:: Provided material ::

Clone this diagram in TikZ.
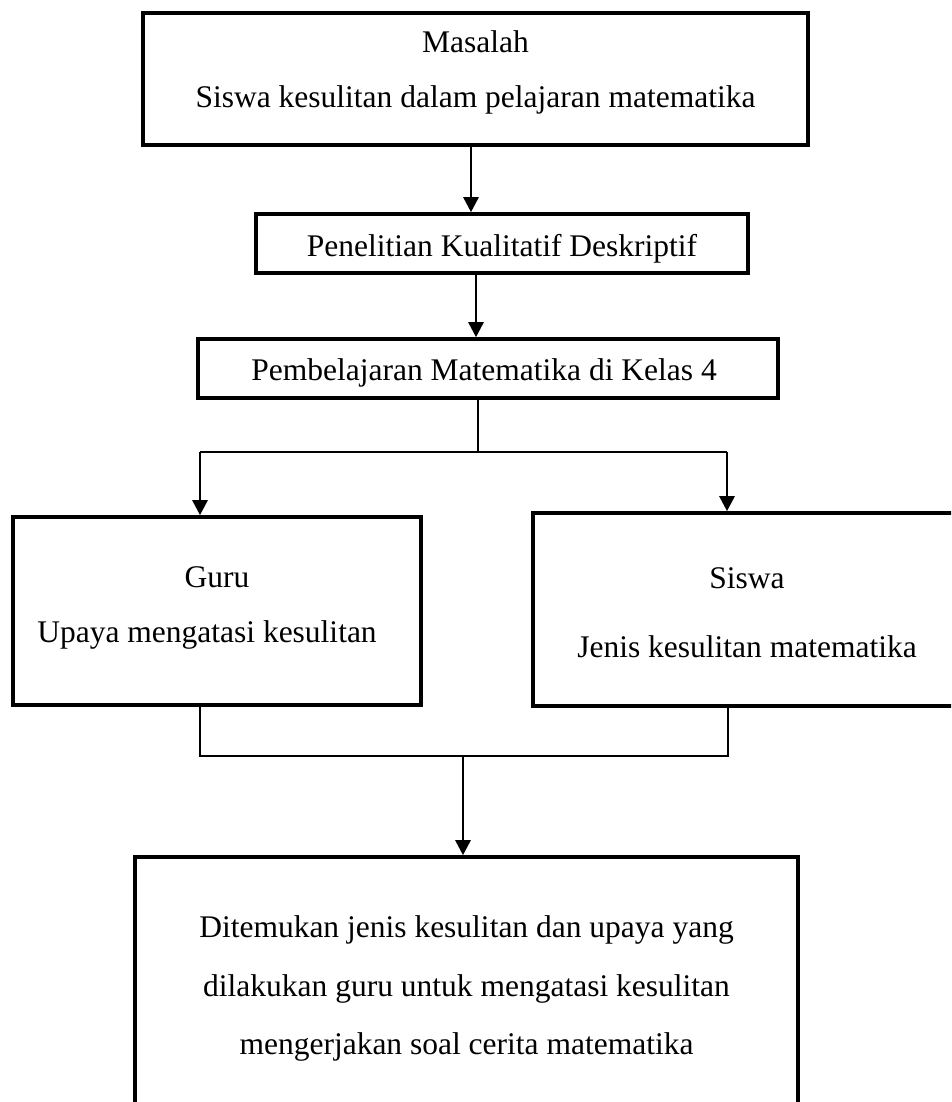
\documentclass[tikz,border=0pt]{standalone}
\usepackage{fontspec}
\setmainfont{Liberation Serif}
\usetikzlibrary{arrows.meta}
\begin{document}
\begin{tikzpicture}[x=1pt,y=-1pt,
  box/.style={draw,line width=3.6pt,inner sep=0pt},
  txt/.style={anchor=base,inner sep=0pt,font=\fontsize{31.5}{38}\selectfont},
  arr/.style={line width=2.7pt,-{Triangle[length=15pt,width=15pt]}},
  conn/.style={line width=2.7pt},
  thinconn/.style={line width=2.2pt}]
\useasboundingbox (0,0) rectangle (951,1102);
\clip (0,0) rectangle (951,1102);
% boxes
\node[box,minimum width=665pt,minimum height=132pt] (b1) at (475.5,79) {};
\node[box,minimum width=492pt,minimum height=59pt] (b2) at (502,243.5) {};
\node[box,minimum width=580pt,minimum height=59pt] (b3) at (488,368.5) {};
\node[box,minimum width=408pt,minimum height=188pt] (b4) at (217,611) {};
\node[box,minimum width=428pt,minimum height=193pt] (b5) at (747,609.5) {};
\node[box,minimum width=663pt,minimum height=286pt] (b6) at (466.5,1000) {};
% texts
\node[txt] (t1a) at (475.5,53) {Masalah};
\node[txt] (t1b) at (475.5,108) {Siswa kesulitan dalam pelajaran matematika};
\node[txt] (t2) at (502,256) {Penelitian Kualitatif Deskriptif};
\node[txt] (t3) at (484,380) {Pembelajaran Matematika di Kelas 4};
\node[txt] (t4a) at (217,587) {Guru};
\node[txt] (t4b) at (207,642) {Upaya mengatasi kesulitan};
\node[txt] (t5a) at (747,588) {Siswa};
\node[txt] (t5b) at (747,657) {Jenis kesulitan matematika};
\node[txt] (t6a) at (466.5,937) {Ditemukan jenis kesulitan dan upaya yang};
\node[txt] (t6b) at (466.5,996) {dilakukan guru untuk mengatasi kesulitan};
\node[txt] (t6c) at (466.5,1054) {mengerjakan soal cerita matematika};
% junction coordinates
\coordinate (j1) at (478,452);
\coordinate (jl) at (200,452);
\coordinate (jr) at (727,452);
\coordinate (k1) at (463,756);
\coordinate (kl) at (200,756);
\coordinate (kr) at (728,756);
% connectors
\draw[arr] (b1.south -| 471,0) -- (b2.north -| 471,0);
\draw[arr] (b2.south -| 476,0) -- (b3.north -| 476,0);
\draw[conn] (b3.south -| j1) -- (j1);
\draw[conn] (jl) -- (jr);
\draw[arr] (jl) -- (b4.north -| jl);
\draw[arr] (jr) -- (b5.north -| jr);
\draw[thinconn] (b4.south -| kl) -- (kl) -- (kr) -- (b5.south -| kr);
\draw[arr] (k1) -- (b6.north -| k1);
\end{tikzpicture}
\end{document}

:::

**What is asked**:
Extract every line of the data exactly; pictures stay out.

**Solution for this exercise**:
Clone this diagram in TikZ.
\documentclass[tikz,border=0pt]{standalone}
\usepackage{fontspec}
\setmainfont{Liberation Serif}
\usetikzlibrary{arrows.meta}
\begin{document}
\begin{tikzpicture}[x=1pt,y=-1pt,
  box/.style={draw,line width=3.6pt,inner sep=0pt},
  txt/.style={anchor=base,inner sep=0pt,font=\fontsize{31.5}{38}\selectfont},
  arr/.style={line width=2.7pt,-{Triangle[length=15pt,width=15pt]}},
  conn/.style={line width=2.7pt},
  thinconn/.style={line width=2.2pt}]
\useasboundingbox (0,0) rectangle (951,1102);
\clip (0,0) rectangle (951,1102);
% boxes
\node[box,minimum width=665pt,minimum height=132pt] (b1) at (475.5,79) {};
\node[box,minimum width=492pt,minimum height=59pt] (b2) at (502,243.5) {};
\node[box,minimum width=580pt,minimum height=59pt] (b3) at (488,368.5) {};
\node[box,minimum width=408pt,minimum height=188pt] (b4) at (217,611) {};
\node[box,minimum width=428pt,minimum height=193pt] (b5) at (747,609.5) {};
\node[box,minimum width=663pt,minimum height=286pt] (b6) at (466.5,1000) {};
% texts
\node[txt] (t1a) at (475.5,53) {Masalah};
\node[txt] (t1b) at (475.5,108) {Siswa kesulitan dalam pelajaran matematika};
\node[txt] (t2) at (502,256) {Penelitian Kualitatif Deskriptif};
\node[txt] (t3) at (484,380) {Pembelajaran Matematika di Kelas 4};
\node[txt] (t4a) at (217,587) {Guru};
\node[txt] (t4b) at (207,642) {Upaya mengatasi kesulitan};
\node[txt] (t5a) at (747,588) {Siswa};
\node[txt] (t5b) at (747,657) {Jenis kesulitan matematika};
\node[txt] (t6a) at (466.5,937) {Ditemukan jenis kesulitan dan upaya yang};
\node[txt] (t6b) at (466.5,996) {dilakukan guru untuk mengatasi kesulitan};
\node[txt] (t6c) at (466.5,1054) {mengerjakan soal cerita matematika};
% junction coordinates
\coordinate (j1) at (478,452);
\coordinate (jl) at (200,452);
\coordinate (jr) at (727,452);
\coordinate (k1) at (463,756);
\coordinate (kl) at (200,756);
\coordinate (kr) at (728,756);
% connectors
\draw[arr] (b1.south -| 471,0) -- (b2.north -| 471,0);
\draw[arr] (b2.south -| 476,0) -- (b3.north -| 476,0);
\draw[conn] (b3.south -| j1) -- (j1);
\draw[conn] (jl) -- (jr);
\draw[arr] (jl) -- (b4.north -| jl);
\draw[arr] (jr) -- (b5.north -| jr);
\draw[thinconn] (b4.south -| kl) -- (kl) -- (kr) -- (b5.south -| kr);
\draw[arr] (k1) -- (b6.north -| k1);
\end{tikzpicture}
\end{document}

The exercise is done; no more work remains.